Research Project: Exotic Pathogens of Citrus: Curation, Diagnostics, and Interactions

Location: Molecular Plant Pathology Laboratory

Title: The transcriptome of roots of sweet orange tree with symptoms of citrus blight

item FU, SHIMIN - Southwest University
item Shao, Jonathan
item Roy, Avijit
item BRLANSKY, RONALD - University Of Florida
item Hartung, John

Submitted to: Meeting Abstract
Publication Type: Abstract Only
Publication Acceptance Date: 12/11/2018
Publication Date: N/A
Citation: N/A

Interpretive Summary:

Technical Abstract: Citrus blight is a very important progressive decline disease of commercial citrus in Florida. Diagnosis is made by demonstrating physical blockage of xylem cells that prevents the movement of water through affected portions of the trunk. The etiology of the disease has not been established, although the disease can be transmitted by root grafts, suggesting a viral etiology. We used a direct water uptake assay in citrus trunks to identify symptomatic trees from 4 commercial groves in Florida. Scaffold roots were taken from trees that failed to take up water and total RNA was extracted from phloem-enriched root tissues. Seven RNA extracts were used as templates for 100 bp paired-end RNASeq with the Illumina system. The overall pattern of transcription in the seven libraries was very similar and about 200 transcripts (6%) were up or down regulated in all seven libraries.

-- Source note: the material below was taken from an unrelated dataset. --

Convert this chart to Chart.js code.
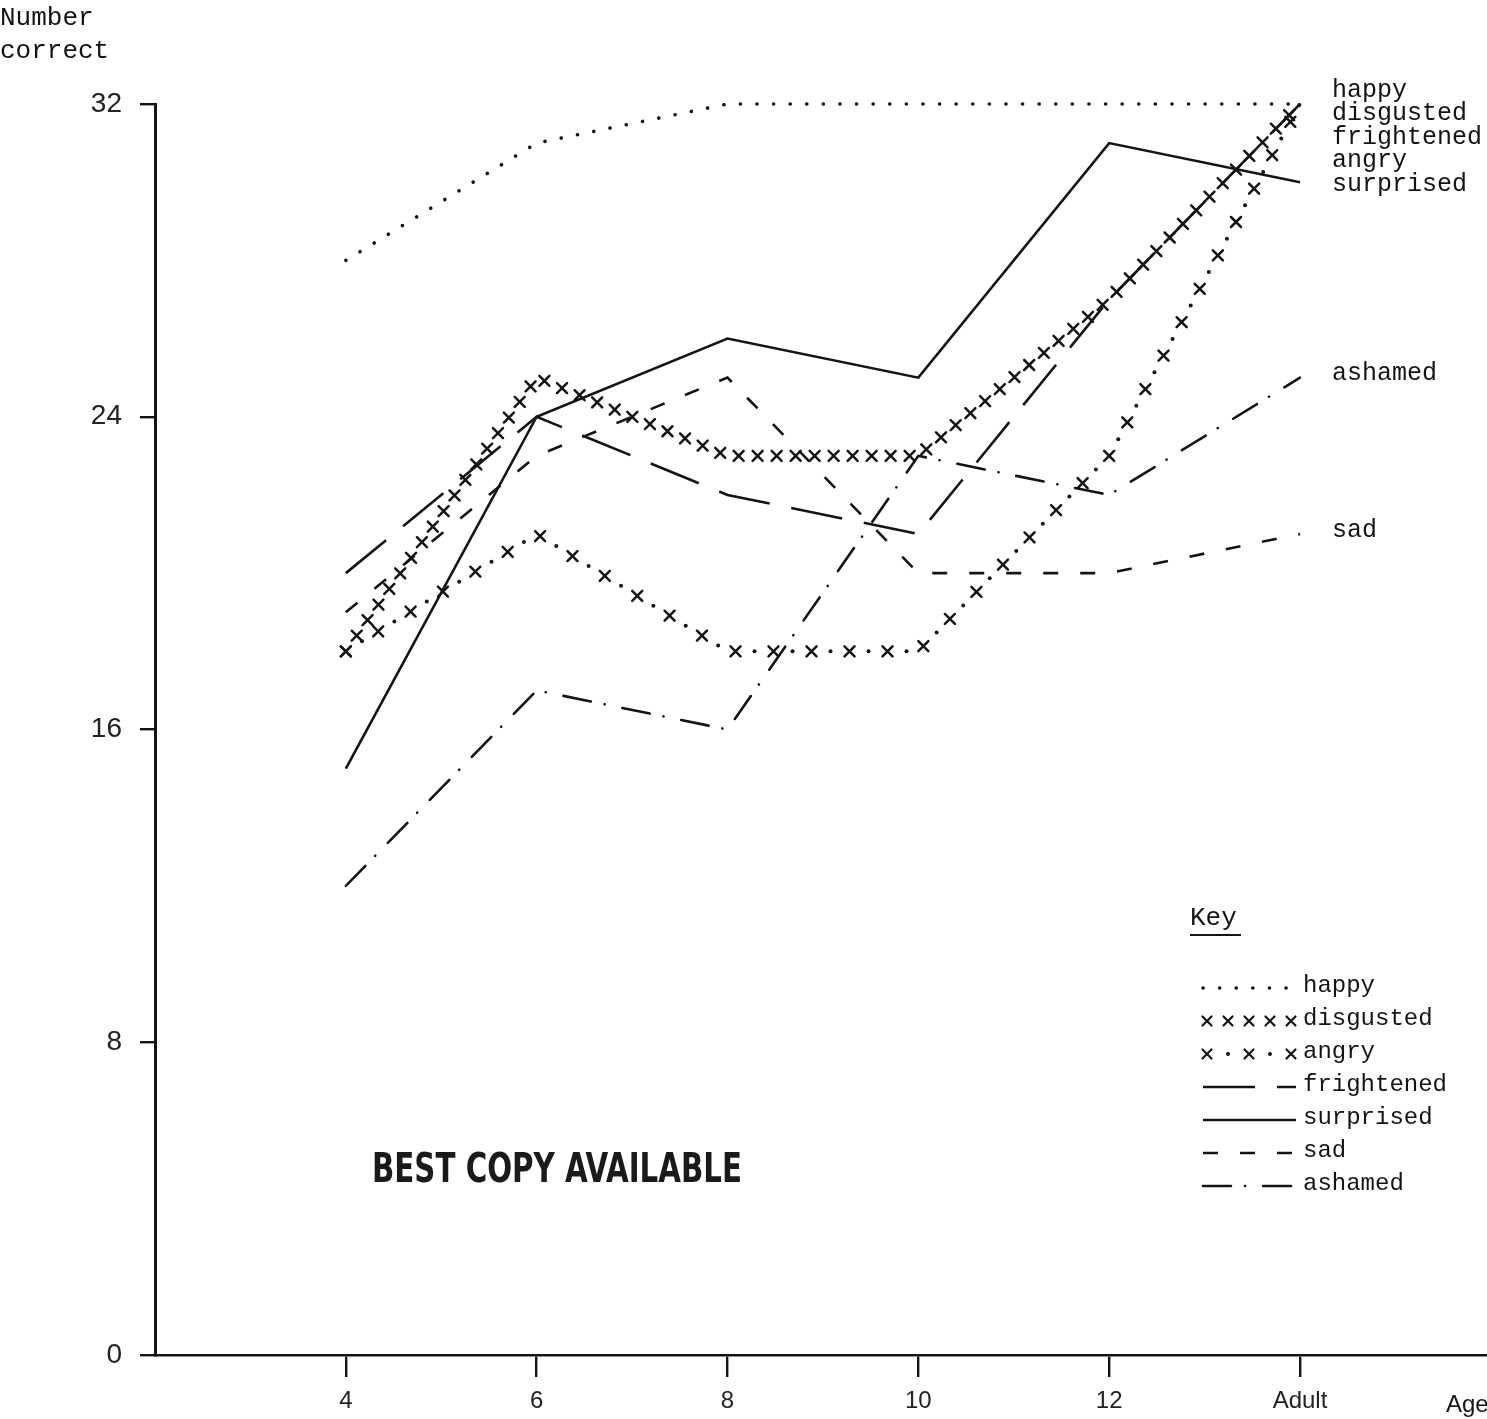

These transcripts were limited to pathways that included modifications to cell walls, minor carbohydrate metabolism, lipid metabolism, secondary metabolism (notably terpenes) and mitochondrial electron transport. An analysis of gene ontology showed large alterations to metabolic and cellular processes, biological regulation and cellular component organization. Trehalose metabolism was altered, consistent with a defense response to dehydration or other cellular stress. Identification of specific metabolic pathways altered by citrus blight disease may lead to improved management of the disease.